- [DATA]
※

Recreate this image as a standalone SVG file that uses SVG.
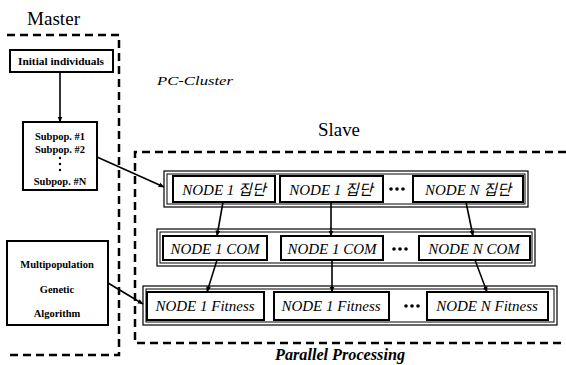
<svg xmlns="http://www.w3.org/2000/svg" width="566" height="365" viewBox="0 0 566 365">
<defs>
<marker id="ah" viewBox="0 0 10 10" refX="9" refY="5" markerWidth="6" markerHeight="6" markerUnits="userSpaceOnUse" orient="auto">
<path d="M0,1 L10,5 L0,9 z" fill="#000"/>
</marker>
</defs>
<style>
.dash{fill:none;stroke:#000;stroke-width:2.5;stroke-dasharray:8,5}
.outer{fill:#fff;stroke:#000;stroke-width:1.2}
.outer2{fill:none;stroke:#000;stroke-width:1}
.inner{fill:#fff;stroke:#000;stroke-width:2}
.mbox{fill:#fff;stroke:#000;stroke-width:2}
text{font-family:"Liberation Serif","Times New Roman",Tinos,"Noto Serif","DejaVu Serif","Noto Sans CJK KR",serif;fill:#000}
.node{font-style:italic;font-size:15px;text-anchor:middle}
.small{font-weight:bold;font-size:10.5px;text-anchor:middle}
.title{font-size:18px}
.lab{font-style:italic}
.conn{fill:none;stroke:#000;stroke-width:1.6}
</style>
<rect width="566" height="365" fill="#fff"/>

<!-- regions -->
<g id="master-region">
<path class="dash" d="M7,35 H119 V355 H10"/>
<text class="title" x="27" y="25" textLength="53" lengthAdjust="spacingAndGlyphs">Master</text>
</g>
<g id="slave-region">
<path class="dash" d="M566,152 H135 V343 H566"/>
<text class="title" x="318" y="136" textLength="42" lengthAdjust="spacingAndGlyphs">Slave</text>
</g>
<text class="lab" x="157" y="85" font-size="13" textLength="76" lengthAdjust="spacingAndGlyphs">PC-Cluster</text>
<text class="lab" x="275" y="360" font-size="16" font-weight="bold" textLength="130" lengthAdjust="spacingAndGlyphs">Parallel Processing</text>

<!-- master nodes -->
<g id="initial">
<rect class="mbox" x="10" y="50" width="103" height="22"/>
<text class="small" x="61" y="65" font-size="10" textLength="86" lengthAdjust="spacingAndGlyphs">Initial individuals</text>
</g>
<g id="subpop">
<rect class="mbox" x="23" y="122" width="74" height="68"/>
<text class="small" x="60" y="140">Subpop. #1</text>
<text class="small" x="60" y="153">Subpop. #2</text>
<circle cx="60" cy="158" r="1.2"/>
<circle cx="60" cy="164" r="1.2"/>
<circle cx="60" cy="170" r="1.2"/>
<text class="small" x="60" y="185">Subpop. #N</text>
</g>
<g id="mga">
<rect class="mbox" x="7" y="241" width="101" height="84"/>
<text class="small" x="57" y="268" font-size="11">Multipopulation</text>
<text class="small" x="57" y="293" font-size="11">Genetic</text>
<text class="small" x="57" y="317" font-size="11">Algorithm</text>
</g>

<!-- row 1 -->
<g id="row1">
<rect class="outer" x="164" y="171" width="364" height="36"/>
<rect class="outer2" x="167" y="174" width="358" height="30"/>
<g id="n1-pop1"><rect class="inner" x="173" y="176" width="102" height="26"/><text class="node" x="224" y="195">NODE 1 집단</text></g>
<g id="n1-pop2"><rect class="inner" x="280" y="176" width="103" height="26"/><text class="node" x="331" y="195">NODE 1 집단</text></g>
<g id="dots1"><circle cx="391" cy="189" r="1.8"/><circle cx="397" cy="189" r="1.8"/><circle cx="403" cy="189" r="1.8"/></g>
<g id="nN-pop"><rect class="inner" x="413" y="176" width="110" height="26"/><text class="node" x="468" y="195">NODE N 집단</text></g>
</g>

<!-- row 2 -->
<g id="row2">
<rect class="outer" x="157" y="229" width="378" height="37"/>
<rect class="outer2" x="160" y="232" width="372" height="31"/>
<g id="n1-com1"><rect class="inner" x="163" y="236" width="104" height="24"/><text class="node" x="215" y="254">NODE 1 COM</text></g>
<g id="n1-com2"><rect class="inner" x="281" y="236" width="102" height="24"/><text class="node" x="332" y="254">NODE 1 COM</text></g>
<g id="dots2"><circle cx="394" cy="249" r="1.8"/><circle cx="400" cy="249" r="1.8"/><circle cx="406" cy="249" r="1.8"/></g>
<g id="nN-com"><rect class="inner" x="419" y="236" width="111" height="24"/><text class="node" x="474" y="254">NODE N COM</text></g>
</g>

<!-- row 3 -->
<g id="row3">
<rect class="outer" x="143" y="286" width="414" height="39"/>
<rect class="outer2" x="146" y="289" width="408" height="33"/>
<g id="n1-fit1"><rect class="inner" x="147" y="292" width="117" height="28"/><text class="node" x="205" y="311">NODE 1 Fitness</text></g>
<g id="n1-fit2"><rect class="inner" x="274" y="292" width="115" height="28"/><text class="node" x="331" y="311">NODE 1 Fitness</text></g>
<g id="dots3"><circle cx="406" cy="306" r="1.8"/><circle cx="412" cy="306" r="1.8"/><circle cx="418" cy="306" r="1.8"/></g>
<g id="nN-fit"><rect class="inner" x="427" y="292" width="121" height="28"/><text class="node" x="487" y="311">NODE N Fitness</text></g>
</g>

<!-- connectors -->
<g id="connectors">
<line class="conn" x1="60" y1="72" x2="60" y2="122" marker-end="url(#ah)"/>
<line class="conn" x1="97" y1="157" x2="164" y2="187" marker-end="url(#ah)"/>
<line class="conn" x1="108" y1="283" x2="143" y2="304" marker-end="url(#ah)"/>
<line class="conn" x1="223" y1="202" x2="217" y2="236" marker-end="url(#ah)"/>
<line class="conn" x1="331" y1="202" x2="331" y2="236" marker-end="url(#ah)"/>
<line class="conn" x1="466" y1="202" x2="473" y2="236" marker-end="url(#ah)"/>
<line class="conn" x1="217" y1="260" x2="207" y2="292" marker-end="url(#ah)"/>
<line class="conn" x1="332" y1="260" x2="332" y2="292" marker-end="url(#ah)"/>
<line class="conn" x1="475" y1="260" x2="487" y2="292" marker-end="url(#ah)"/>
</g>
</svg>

※

- [AIM] Go through the listing above and quote it exactly, apart from its images.

- [SOLUTION FOR THIS PROBLEM]
Recreate this image as a standalone SVG file that uses SVG.
<svg xmlns="http://www.w3.org/2000/svg" width="566" height="365" viewBox="0 0 566 365">
<defs>
<marker id="ah" viewBox="0 0 10 10" refX="9" refY="5" markerWidth="6" markerHeight="6" markerUnits="userSpaceOnUse" orient="auto">
<path d="M0,1 L10,5 L0,9 z" fill="#000"/>
</marker>
</defs>
<style>
.dash{fill:none;stroke:#000;stroke-width:2.5;stroke-dasharray:8,5}
.outer{fill:#fff;stroke:#000;stroke-width:1.2}
.outer2{fill:none;stroke:#000;stroke-width:1}
.inner{fill:#fff;stroke:#000;stroke-width:2}
.mbox{fill:#fff;stroke:#000;stroke-width:2}
text{font-family:"Liberation Serif","Times New Roman",Tinos,"Noto Serif","DejaVu Serif","Noto Sans CJK KR",serif;fill:#000}
.node{font-style:italic;font-size:15px;text-anchor:middle}
.small{font-weight:bold;font-size:10.5px;text-anchor:middle}
.title{font-size:18px}
.lab{font-style:italic}
.conn{fill:none;stroke:#000;stroke-width:1.6}
</style>
<rect width="566" height="365" fill="#fff"/>

<!-- regions -->
<g id="master-region">
<path class="dash" d="M7,35 H119 V355 H10"/>
<text class="title" x="27" y="25" textLength="53" lengthAdjust="spacingAndGlyphs">Master</text>
</g>
<g id="slave-region">
<path class="dash" d="M566,152 H135 V343 H566"/>
<text class="title" x="318" y="136" textLength="42" lengthAdjust="spacingAndGlyphs">Slave</text>
</g>
<text class="lab" x="157" y="85" font-size="13" textLength="76" lengthAdjust="spacingAndGlyphs">PC-Cluster</text>
<text class="lab" x="275" y="360" font-size="16" font-weight="bold" textLength="130" lengthAdjust="spacingAndGlyphs">Parallel Processing</text>

<!-- master nodes -->
<g id="initial">
<rect class="mbox" x="10" y="50" width="103" height="22"/>
<text class="small" x="61" y="65" font-size="10" textLength="86" lengthAdjust="spacingAndGlyphs">Initial individuals</text>
</g>
<g id="subpop">
<rect class="mbox" x="23" y="122" width="74" height="68"/>
<text class="small" x="60" y="140">Subpop. #1</text>
<text class="small" x="60" y="153">Subpop. #2</text>
<circle cx="60" cy="158" r="1.2"/>
<circle cx="60" cy="164" r="1.2"/>
<circle cx="60" cy="170" r="1.2"/>
<text class="small" x="60" y="185">Subpop. #N</text>
</g>
<g id="mga">
<rect class="mbox" x="7" y="241" width="101" height="84"/>
<text class="small" x="57" y="268" font-size="11">Multipopulation</text>
<text class="small" x="57" y="293" font-size="11">Genetic</text>
<text class="small" x="57" y="317" font-size="11">Algorithm</text>
</g>

<!-- row 1 -->
<g id="row1">
<rect class="outer" x="164" y="171" width="364" height="36"/>
<rect class="outer2" x="167" y="174" width="358" height="30"/>
<g id="n1-pop1"><rect class="inner" x="173" y="176" width="102" height="26"/><text class="node" x="224" y="195">NODE 1 집단</text></g>
<g id="n1-pop2"><rect class="inner" x="280" y="176" width="103" height="26"/><text class="node" x="331" y="195">NODE 1 집단</text></g>
<g id="dots1"><circle cx="391" cy="189" r="1.8"/><circle cx="397" cy="189" r="1.8"/><circle cx="403" cy="189" r="1.8"/></g>
<g id="nN-pop"><rect class="inner" x="413" y="176" width="110" height="26"/><text class="node" x="468" y="195">NODE N 집단</text></g>
</g>

<!-- row 2 -->
<g id="row2">
<rect class="outer" x="157" y="229" width="378" height="37"/>
<rect class="outer2" x="160" y="232" width="372" height="31"/>
<g id="n1-com1"><rect class="inner" x="163" y="236" width="104" height="24"/><text class="node" x="215" y="254">NODE 1 COM</text></g>
<g id="n1-com2"><rect class="inner" x="281" y="236" width="102" height="24"/><text class="node" x="332" y="254">NODE 1 COM</text></g>
<g id="dots2"><circle cx="394" cy="249" r="1.8"/><circle cx="400" cy="249" r="1.8"/><circle cx="406" cy="249" r="1.8"/></g>
<g id="nN-com"><rect class="inner" x="419" y="236" width="111" height="24"/><text class="node" x="474" y="254">NODE N COM</text></g>
</g>

<!-- row 3 -->
<g id="row3">
<rect class="outer" x="143" y="286" width="414" height="39"/>
<rect class="outer2" x="146" y="289" width="408" height="33"/>
<g id="n1-fit1"><rect class="inner" x="147" y="292" width="117" height="28"/><text class="node" x="205" y="311">NODE 1 Fitness</text></g>
<g id="n1-fit2"><rect class="inner" x="274" y="292" width="115" height="28"/><text class="node" x="331" y="311">NODE 1 Fitness</text></g>
<g id="dots3"><circle cx="406" cy="306" r="1.8"/><circle cx="412" cy="306" r="1.8"/><circle cx="418" cy="306" r="1.8"/></g>
<g id="nN-fit"><rect class="inner" x="427" y="292" width="121" height="28"/><text class="node" x="487" y="311">NODE N Fitness</text></g>
</g>

<!-- connectors -->
<g id="connectors">
<line class="conn" x1="60" y1="72" x2="60" y2="122" marker-end="url(#ah)"/>
<line class="conn" x1="97" y1="157" x2="164" y2="187" marker-end="url(#ah)"/>
<line class="conn" x1="108" y1="283" x2="143" y2="304" marker-end="url(#ah)"/>
<line class="conn" x1="223" y1="202" x2="217" y2="236" marker-end="url(#ah)"/>
<line class="conn" x1="331" y1="202" x2="331" y2="236" marker-end="url(#ah)"/>
<line class="conn" x1="466" y1="202" x2="473" y2="236" marker-end="url(#ah)"/>
<line class="conn" x1="217" y1="260" x2="207" y2="292" marker-end="url(#ah)"/>
<line class="conn" x1="332" y1="260" x2="332" y2="292" marker-end="url(#ah)"/>
<line class="conn" x1="475" y1="260" x2="487" y2="292" marker-end="url(#ah)"/>
</g>
</svg>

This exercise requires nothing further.